(Short exercise)
Scan the material for the word "this", and copy each line where it shows up.

(Supplied records)
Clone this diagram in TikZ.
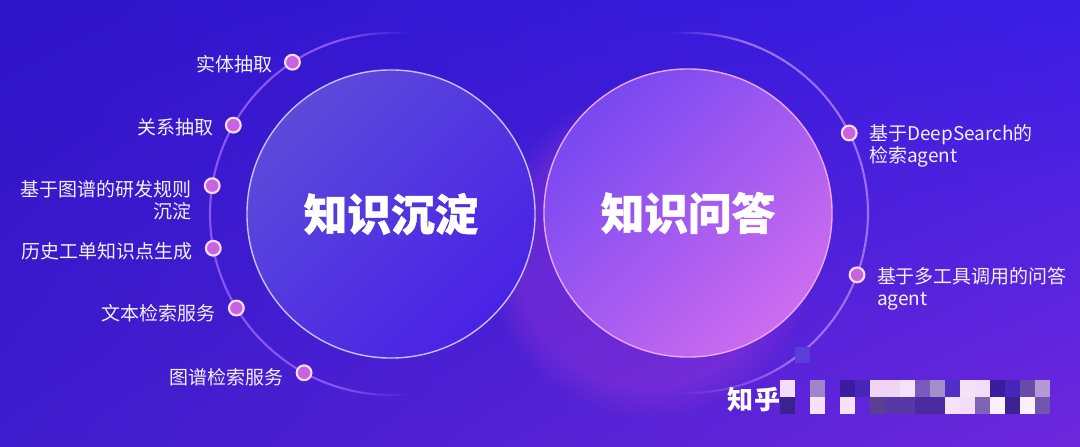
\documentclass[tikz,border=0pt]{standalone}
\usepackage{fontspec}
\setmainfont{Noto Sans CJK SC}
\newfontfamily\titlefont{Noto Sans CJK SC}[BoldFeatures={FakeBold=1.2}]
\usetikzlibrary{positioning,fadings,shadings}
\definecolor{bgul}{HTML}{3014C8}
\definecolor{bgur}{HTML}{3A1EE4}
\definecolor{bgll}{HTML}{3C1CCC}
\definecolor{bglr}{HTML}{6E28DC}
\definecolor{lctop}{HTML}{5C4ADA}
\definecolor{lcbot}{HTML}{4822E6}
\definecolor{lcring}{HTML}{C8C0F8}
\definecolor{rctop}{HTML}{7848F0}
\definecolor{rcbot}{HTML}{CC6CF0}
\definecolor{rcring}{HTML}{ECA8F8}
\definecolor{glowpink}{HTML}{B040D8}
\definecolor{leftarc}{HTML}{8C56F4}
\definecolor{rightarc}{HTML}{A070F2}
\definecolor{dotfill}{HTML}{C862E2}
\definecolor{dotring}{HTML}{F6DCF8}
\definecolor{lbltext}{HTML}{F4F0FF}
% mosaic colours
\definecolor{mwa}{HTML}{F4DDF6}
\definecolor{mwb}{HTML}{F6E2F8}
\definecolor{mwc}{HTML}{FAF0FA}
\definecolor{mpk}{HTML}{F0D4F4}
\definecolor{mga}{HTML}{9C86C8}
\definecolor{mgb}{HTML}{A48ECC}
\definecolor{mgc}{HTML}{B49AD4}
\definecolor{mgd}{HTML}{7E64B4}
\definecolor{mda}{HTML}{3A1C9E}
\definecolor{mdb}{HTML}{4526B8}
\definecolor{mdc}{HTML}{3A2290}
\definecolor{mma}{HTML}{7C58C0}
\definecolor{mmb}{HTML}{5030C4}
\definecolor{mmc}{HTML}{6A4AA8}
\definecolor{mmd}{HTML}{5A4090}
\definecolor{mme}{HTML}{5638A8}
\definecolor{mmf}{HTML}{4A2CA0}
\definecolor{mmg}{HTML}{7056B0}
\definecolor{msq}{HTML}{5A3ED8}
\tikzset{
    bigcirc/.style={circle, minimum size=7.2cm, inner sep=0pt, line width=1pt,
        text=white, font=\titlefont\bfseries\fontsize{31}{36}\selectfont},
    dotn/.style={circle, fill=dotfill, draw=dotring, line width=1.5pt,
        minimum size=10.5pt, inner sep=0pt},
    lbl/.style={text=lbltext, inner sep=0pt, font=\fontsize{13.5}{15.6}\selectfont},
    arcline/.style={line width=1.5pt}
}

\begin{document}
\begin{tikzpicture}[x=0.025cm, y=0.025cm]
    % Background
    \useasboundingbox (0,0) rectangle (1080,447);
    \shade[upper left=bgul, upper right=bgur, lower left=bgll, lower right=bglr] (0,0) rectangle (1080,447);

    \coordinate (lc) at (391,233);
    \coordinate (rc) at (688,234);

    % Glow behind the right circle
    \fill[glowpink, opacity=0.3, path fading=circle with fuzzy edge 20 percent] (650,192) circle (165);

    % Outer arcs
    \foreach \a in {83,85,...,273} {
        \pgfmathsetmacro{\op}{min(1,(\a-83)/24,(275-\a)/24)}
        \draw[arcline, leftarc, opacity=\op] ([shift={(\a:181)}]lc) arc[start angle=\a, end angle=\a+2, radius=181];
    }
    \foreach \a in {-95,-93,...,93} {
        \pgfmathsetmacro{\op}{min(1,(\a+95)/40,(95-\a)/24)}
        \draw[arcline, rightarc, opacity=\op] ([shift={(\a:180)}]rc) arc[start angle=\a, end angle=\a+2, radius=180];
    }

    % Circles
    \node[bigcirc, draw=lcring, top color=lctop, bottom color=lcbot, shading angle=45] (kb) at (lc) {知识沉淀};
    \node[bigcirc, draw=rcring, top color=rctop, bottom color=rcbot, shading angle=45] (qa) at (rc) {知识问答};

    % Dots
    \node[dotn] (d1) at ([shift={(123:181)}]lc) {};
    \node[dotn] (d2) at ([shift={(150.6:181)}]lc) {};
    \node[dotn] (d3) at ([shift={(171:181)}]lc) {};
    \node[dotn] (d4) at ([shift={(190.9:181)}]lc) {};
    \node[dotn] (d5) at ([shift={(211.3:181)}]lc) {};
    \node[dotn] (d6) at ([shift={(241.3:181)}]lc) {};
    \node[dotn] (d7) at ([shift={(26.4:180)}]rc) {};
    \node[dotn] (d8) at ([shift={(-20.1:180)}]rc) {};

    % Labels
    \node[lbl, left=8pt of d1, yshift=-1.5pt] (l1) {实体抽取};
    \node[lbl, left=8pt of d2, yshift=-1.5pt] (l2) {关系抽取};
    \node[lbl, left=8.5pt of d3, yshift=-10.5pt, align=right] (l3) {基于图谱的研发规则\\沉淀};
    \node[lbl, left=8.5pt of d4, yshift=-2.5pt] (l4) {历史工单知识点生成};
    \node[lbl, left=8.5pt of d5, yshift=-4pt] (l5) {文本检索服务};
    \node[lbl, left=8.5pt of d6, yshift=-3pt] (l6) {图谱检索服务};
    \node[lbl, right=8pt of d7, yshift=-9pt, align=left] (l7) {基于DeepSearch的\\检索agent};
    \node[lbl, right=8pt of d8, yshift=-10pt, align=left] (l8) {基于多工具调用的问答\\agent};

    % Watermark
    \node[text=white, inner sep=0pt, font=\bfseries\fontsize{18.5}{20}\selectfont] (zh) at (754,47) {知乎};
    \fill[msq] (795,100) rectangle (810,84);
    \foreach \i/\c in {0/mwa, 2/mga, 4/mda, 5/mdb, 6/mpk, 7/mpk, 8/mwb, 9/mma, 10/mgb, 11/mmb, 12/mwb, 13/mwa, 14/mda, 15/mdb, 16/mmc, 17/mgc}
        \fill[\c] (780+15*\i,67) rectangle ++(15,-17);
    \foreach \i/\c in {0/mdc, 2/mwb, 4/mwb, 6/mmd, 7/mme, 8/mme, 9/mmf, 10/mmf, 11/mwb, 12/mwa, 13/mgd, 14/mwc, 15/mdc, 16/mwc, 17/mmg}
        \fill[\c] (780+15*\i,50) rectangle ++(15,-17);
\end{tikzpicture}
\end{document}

--

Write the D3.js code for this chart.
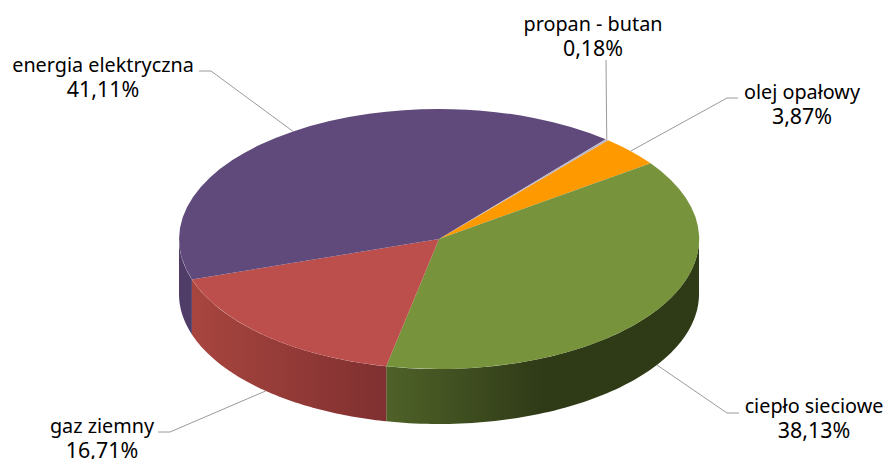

* * *

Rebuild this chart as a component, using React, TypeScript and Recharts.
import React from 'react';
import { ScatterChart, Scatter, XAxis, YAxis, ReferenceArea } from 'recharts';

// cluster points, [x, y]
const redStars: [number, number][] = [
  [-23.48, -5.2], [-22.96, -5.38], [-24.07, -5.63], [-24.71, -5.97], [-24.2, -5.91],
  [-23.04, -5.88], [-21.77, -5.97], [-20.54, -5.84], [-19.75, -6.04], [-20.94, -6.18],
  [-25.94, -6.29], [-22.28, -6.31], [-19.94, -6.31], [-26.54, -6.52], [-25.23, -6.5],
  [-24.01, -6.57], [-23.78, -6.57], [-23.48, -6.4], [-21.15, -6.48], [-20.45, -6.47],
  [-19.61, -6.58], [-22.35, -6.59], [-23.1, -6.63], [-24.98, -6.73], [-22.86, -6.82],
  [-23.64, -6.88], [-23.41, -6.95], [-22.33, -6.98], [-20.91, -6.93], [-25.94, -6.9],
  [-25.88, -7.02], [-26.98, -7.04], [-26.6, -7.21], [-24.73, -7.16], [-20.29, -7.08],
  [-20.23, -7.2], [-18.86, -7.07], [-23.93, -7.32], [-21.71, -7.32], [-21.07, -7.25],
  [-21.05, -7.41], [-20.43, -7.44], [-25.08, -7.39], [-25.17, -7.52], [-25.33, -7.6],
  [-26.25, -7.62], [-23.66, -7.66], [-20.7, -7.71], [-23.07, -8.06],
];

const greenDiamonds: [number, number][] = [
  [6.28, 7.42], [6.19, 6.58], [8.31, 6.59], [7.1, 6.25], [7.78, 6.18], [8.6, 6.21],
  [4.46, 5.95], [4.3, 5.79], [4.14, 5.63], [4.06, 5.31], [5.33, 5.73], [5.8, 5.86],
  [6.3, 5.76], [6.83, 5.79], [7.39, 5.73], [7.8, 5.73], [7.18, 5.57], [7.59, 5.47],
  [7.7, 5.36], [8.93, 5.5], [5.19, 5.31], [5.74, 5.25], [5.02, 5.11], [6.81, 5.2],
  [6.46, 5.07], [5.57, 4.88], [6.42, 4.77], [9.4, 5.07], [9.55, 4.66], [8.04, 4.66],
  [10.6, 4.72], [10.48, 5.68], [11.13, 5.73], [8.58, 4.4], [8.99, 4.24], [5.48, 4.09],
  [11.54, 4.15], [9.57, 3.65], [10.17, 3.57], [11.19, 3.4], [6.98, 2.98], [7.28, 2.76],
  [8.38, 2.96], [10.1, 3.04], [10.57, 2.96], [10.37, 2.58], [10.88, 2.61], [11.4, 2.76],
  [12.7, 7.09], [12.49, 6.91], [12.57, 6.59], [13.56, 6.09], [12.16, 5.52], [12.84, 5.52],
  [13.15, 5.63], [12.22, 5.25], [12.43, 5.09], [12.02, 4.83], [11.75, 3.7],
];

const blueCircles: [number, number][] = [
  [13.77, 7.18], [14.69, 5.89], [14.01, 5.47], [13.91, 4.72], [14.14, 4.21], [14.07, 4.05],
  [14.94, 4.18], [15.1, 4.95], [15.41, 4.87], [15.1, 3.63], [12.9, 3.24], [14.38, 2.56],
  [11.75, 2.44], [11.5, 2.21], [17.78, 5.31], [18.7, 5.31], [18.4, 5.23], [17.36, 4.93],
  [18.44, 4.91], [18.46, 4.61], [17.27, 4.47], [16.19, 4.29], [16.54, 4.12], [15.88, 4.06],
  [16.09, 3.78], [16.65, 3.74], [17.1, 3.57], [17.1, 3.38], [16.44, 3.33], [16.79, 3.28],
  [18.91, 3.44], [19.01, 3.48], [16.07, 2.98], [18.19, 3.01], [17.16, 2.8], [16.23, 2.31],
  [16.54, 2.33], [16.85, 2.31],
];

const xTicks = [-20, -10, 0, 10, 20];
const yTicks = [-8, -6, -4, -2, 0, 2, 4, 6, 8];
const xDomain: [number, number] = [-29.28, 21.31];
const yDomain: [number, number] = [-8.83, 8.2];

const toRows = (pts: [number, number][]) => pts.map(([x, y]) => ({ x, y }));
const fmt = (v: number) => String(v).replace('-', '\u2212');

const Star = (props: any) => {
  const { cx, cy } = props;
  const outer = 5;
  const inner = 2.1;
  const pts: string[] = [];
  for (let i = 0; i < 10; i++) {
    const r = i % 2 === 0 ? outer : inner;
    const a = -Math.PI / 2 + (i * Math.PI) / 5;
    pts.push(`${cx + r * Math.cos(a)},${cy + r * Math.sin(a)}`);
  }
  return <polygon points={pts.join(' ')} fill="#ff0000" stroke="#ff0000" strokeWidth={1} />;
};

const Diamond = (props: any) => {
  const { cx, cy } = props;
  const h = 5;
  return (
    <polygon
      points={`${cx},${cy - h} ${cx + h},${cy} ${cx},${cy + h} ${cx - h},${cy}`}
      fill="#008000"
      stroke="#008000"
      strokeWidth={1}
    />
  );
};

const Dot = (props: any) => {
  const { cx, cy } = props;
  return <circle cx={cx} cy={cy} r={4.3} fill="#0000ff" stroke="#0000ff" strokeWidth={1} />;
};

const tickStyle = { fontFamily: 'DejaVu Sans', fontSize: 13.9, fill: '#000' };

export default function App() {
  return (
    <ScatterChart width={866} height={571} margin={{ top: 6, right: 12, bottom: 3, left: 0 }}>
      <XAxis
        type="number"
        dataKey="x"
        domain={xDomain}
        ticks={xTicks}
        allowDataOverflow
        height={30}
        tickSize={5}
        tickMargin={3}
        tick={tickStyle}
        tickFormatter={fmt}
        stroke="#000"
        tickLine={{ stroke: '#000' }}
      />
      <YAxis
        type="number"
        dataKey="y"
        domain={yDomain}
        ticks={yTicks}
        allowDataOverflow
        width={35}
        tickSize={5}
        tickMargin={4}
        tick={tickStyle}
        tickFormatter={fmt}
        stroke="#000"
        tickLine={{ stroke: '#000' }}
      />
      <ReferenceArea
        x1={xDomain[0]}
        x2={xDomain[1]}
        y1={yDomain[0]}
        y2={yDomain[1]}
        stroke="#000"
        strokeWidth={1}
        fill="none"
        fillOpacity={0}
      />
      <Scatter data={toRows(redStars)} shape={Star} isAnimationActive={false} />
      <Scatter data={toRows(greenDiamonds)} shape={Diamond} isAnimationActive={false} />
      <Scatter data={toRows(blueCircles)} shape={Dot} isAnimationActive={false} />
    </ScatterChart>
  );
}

(Solution to the exercise)
Clone this diagram in TikZ.
Write the D3.js code for this chart.
Rebuild this chart as a component, using React, TypeScript and Recharts.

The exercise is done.